La fonction RH n’évolue pas assez vite et les modes organisationnels actuels sont de plus en plus obsolètes. Elle risque d’être balayée avant même d’avoir osé se remettre en question. Comme le souligne l’étude Tendances RH 2017, les RH ont pourtant aujourd’hui «l’opportunité de contribuer à réduire la distance entre les technologies, les individus, les entreprises et les politiques publiques.» Or, «seules 21% des entreprises se disent matures sur le digital RH et le situe à la 7e position parmi leurs priorités.» Si «65% d’entre elles réorganisent leur service RH pour soutenir la transformation digitale», «seulement 6% se sont déjà restructurées» !

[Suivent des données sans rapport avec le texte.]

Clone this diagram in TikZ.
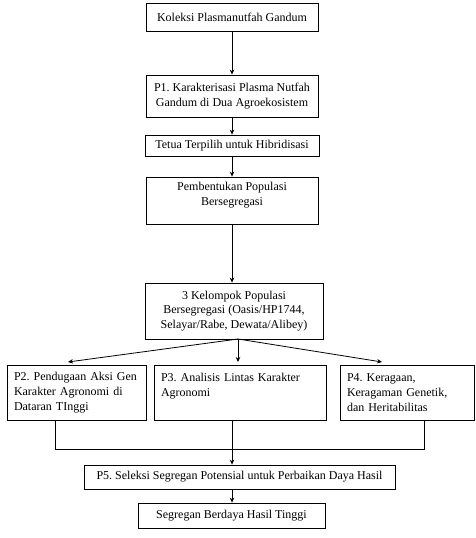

Les données RH sont encore trop peu exploitées : «seules 16% des organisations affirment être matures sur l’analytique RH.» 16% des répondants se sentent matures sur l’analytics RH, 28% déclarent avoir des données exploitables, et 37% pensent avoir une bonne compréhension des bonnes pratiques et analytics ! Clé de voûte du pilotage et de la performance RH, «les données traitées peuvent nourrir et objectiver l’ensemble des projets RH, dont la gestion des talents, et positionner la DRH en tant que conseil auprès des autres directions».
Réflexions en cours sur l’organisation du futur
Par ordre d’importance, les RH considèrent aujourd’hui comme important ou très important l’organisation du futur (88%), la carrière et la formation (82%), l’acquisition des talents (75%) et le leadership (65%). Viennent ensuite l’expérience collaborateur et le management de la performance pour 64% des répondants.

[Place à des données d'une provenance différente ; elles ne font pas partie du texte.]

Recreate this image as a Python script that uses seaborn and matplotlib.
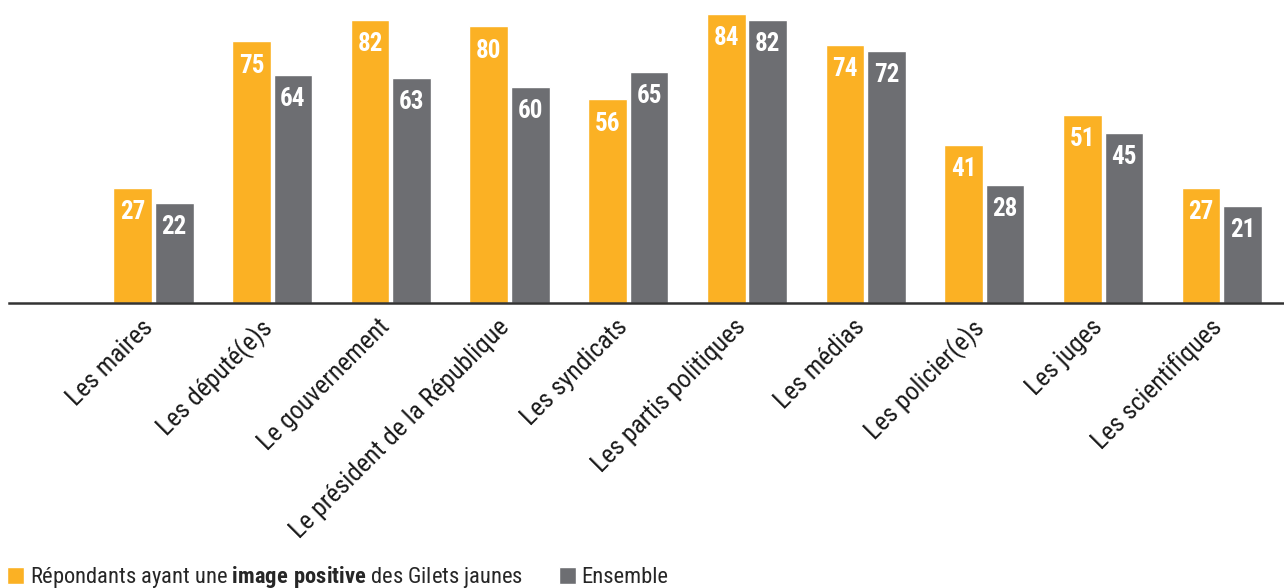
import matplotlib
matplotlib.use("Agg")
import matplotlib.pyplot as plt
import matplotlib.transforms as mtransforms
from matplotlib import font_manager
import seaborn as sns
import pandas as pd

categories = ["Les maires", "Les député(e)s", "Le gouvernement",
              "Le président de la République", "Les syndicats",
              "Les partis politiques", "Les médias", "Les policier(e)s",
              "Les juges", "Les scientifiques"]
gj_values = [27, 75, 82, 80, 56, 84, 74, 41, 51, 27]
all_values = [22, 64, 63, 60, 65, 82, 72, 28, 45, 21]

sns.set_theme(style="white")

# look for a condensed sans-serif face
entries = font_manager.fontManager.ttflist
cond = [f for f in entries
        if (str(f.stretch) in ("condensed", "semi-condensed", "extra-condensed")
            or "Condensed" in f.name or "Narrow" in f.name)]
FONT, STRETCH = "Liberation Sans", "normal"
for pref in ["Liberation Sans Narrow", "Roboto Condensed", "Open Sans Condensed",
             "DejaVu Sans Condensed", "DejaVu Sans", "Noto Sans", "Roboto", "Open Sans"]:
    hits = [f for f in cond if f.name == pref]
    if hits:
        FONT, STRETCH = pref, str(hits[0].stretch)
        break
CONDENSED = FONT != "Liberation Sans"
plt.rcParams["font.family"] = [FONT, "DejaVu Sans"]
plt.rcParams["font.stretch"] = STRETCH
plt.rcParams["mathtext.fontset"] = "custom"
plt.rcParams["mathtext.rm"] = FONT
plt.rcParams["mathtext.bf"] = FONT + ":bold"

YELLOW = "#FBB124"
GRAY = "#6D6E72"
label_gj = r"Répondants ayant une $\mathbf{image\ positive}$ des Gilets jaunes"
label_all = "Ensemble"

df = pd.DataFrame({
    "cat": categories * 2,
    "serie": [label_gj] * len(categories) + [label_all] * len(categories),
    "val": gj_values + all_values,
})

fig = plt.figure(figsize=(12.84, 5.88), dpi=100)
ax = fig.add_axes([9 / 1284, 285 / 588, 1 - 9 / 1284, 303 / 588])

sns.barplot(data=df, x="cat", y="val", hue="serie", order=categories,
            hue_order=[label_gj, label_all], palette=[YELLOW, GRAY],
            width=0.7, gap=0.07, ax=ax, errorbar=None, saturation=1)

BASE = -10.8
ax.set_ylim(BASE, 88.6)
ax.set_xlim(-1.217, 9.524)

num_size = 18 if CONDENSED else 16.5
lab_size = 18.5 if CONDENSED else 15.5
leg_size = 16.2 if CONDENSED else 14

# bars extend down to the baseline of the axis
for container in ax.containers:
    for bar in container:
        h = bar.get_height()
        bar.set_y(BASE)
        bar.set_height(h - BASE)
        ax.annotate(f"{h:.0f}", (bar.get_x() + bar.get_width() / 2, h),
                    xytext=(0, -17.5), textcoords="offset points",
                    ha="center", va="center", color="white",
                    fontsize=num_size, fontweight="bold")

ax.set_xlabel("")
ax.set_ylabel("")
ax.set_yticks([])
for s in ["top", "left", "right"]:
    ax.spines[s].set_visible(False)
ax.spines["bottom"].set_color("#333333")
ax.spines["bottom"].set_linewidth(1.8)
ax.tick_params(axis="x", length=0, pad=10)
ax.set_xticks(range(len(categories)))
ax.set_xticklabels(categories, rotation=45, ha="right", va="top",
                   rotation_mode="anchor", fontsize=lab_size, color="#1a1a1a")
shift = mtransforms.ScaledTranslation(-13 / 100, 2 / 100, fig.dpi_scale_trans)
for lab in ax.get_xticklabels():
    lab.set_transform(lab.get_transform() + shift)

sns.move_legend(ax, "lower left", bbox_to_anchor=(0.0055, -0.004),
                bbox_transform=fig.transFigure, ncol=2, frameon=False,
                title=None, fontsize=leg_size, handlelength=0.75, handleheight=0.75,
                handletextpad=0.25, columnspacing=1.6, borderpad=0.0,
                borderaxespad=0)

fig.savefig("out.png", dpi=100)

En ce qui concerne l’organisation du futur, 9% pensent savoir comment la construire et 36% sont en train de la concevoir. Cependant 75% des personnes interrogées considèrent que « l’agilité et la collaboration » sont des facteurs critiques.

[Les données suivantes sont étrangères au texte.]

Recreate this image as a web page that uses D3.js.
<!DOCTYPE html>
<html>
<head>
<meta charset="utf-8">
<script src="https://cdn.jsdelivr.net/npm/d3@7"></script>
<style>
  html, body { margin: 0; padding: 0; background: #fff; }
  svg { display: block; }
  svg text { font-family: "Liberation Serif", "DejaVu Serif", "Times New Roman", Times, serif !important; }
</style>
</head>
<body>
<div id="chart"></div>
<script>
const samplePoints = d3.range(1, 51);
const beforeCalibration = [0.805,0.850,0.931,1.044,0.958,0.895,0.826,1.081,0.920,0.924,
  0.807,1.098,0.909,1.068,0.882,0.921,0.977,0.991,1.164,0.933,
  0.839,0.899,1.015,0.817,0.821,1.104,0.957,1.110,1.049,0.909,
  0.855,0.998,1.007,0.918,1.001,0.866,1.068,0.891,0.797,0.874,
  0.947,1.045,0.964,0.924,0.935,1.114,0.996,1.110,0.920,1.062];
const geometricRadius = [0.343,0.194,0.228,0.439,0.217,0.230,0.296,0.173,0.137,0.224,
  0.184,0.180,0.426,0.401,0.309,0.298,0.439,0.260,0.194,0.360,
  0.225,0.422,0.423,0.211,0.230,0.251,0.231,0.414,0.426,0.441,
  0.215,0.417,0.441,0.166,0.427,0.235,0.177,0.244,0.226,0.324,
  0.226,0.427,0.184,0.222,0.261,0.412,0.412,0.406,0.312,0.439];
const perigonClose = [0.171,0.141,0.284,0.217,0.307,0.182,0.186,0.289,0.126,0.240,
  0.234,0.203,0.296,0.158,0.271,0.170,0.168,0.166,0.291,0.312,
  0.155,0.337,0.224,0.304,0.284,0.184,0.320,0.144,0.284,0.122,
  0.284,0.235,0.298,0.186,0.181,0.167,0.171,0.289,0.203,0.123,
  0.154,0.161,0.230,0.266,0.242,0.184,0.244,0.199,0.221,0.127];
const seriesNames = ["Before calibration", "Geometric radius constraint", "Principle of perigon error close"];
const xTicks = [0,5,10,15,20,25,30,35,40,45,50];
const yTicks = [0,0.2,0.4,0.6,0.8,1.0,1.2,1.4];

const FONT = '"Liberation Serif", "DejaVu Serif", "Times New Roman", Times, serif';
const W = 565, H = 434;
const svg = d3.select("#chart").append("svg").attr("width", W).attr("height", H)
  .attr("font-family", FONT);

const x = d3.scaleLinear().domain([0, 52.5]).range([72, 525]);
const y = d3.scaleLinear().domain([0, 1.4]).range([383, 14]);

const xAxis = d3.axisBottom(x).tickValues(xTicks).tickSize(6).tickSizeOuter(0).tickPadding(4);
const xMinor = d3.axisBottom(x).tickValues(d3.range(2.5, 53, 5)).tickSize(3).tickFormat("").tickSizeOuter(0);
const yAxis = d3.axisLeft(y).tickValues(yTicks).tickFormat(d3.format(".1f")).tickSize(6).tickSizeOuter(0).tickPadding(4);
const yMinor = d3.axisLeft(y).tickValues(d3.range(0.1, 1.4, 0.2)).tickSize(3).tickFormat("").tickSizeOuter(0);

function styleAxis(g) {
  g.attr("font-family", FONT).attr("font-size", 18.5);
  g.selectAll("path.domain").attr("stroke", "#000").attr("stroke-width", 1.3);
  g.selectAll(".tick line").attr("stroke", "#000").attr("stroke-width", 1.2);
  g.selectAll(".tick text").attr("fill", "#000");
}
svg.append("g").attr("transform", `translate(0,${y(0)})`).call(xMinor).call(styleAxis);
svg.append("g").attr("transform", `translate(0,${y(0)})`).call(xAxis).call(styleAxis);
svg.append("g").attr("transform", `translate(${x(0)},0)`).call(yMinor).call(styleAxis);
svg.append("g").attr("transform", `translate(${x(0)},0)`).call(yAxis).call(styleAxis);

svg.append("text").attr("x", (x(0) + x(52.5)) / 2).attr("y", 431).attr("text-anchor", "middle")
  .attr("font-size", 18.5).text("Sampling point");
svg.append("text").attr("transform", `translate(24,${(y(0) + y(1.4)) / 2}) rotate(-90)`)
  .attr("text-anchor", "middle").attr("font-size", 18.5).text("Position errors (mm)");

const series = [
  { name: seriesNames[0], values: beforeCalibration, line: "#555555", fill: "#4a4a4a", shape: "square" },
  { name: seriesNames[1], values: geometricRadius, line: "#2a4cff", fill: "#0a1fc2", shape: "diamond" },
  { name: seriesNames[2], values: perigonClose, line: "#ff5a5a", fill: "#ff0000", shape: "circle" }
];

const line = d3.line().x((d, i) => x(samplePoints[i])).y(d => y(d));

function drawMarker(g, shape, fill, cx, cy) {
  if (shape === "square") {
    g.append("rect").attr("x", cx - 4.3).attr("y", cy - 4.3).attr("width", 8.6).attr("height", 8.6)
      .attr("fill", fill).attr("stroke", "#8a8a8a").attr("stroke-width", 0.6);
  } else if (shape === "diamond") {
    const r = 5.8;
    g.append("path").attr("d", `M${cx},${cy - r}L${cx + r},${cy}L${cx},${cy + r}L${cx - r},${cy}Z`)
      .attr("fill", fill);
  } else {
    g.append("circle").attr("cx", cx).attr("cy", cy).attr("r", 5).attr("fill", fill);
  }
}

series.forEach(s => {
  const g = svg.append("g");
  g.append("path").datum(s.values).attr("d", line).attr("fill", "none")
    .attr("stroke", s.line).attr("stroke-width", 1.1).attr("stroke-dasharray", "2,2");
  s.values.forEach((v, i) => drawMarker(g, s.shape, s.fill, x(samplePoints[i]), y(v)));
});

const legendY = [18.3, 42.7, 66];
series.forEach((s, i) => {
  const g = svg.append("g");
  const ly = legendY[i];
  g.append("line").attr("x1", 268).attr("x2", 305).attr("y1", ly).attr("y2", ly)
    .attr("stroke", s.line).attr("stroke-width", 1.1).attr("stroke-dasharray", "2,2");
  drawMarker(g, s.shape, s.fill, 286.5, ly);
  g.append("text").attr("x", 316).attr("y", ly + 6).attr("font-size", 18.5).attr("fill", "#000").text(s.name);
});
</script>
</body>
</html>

La question du leadership va devenir prédominante
Il va donc falloir redoubler d’efforts pour fédérer l’ensemble des collaborateurs autour d’un projet. Les usages digitaux ont modifié le rôle de leader pour qu’il soit en mesure de maitriser un environnement «volatil». «65% des entreprises considèrent le leadership comme important mais seules 22% s’estiment matures sur le sujet. Une des difficultés réside dans le fait que si plus de 80% considèrent les programmes de développement du leadership digital comme importants, deux tiers (67%) ne les estiment pas assez développés ou n’en ont simplement pas.» Les entreprises vont devoir se pencher sur la question afin de redonner du sens et avoir des salariés motivés pour assurer leur performance. Les RH doivent également devenir offreurs de services pour satisfaire ses clients internes.
Des politiques RH recentrées sur le salarié pour plus d’agilité
C’est pourquoi elles commencent à penser en termes d’expérience salarié et non plus uniquement en termes de processus et d’outils. Philippe Burger avance : «Ce changement de paradigme trouve ses racines dans de nombreux facteurs. Les deux principaux sont la révolution digitale qui, sans être nouvelle, s’accélère, et l’évolution des collaborateurs de plus en plus multigénérationnels, multiculturels et multicontrats».
Il ajoute : «Les RH doivent réussir à appréhender les nouvelles règles du jeu de la gestion des talents en transformant leurs pratiques. Si les collaborateurs adoptent assez rapidement ces changements, les entreprises peinent à s’adapter et à se transformer. Au-delà des freins liés à la sécurité et à la capacité qu’ont les organisations à conduire des changements, le modèle de nombreuses entreprises date du début des années 90 et de l’émergence des ERP. Le système de gouvernance des organisations, leurs processus et leur gestion se fondent donc sur des principes qui ne correspondent plus aux besoins d’agilité et de flexibilité de l’ère digitale».
La mobilité est de mise avec des carrières sans frontières, transversales, voire multientreprises. Or aujourd’hui, «seules 34% des entreprises sont en capacité de proposer ce type de carrière, mais 48% ont pour objectif d’y parvenir.»
En matière de formation, je cite, «plus de 6 entreprises sur 10 (64%) estiment que l’expérience employé représente un défi important, mais seules 23% se sentent matures sur ce sujet.» Les politiques de formation et de gestion de carrière doivent être de plus en plus individualisées permettant également l’expérimentation, être accessibles partout et en continu grâce aux plateformes digitales. Les MOOC (Massive Open Online Course) sont tendance «même si seuls 39% des répondants estiment en faire une bonne utilisation.»
De nombreux efforts restent encore à fournir. Question de volonté, voire de lucidité !
Christel Lambolez
Etude annuelle sur les tendances ressources humaines à laquelle plus de 10 000 leaders Business et RH (dont 299 en France) ont participé à travers 140 pays. Cette étude permet de mesurer le degré de maturité des ressources humaines face aux défis et aux nouvelles priorités auxquels elles sont confrontées, mais également l’importance qu’elles y accordent.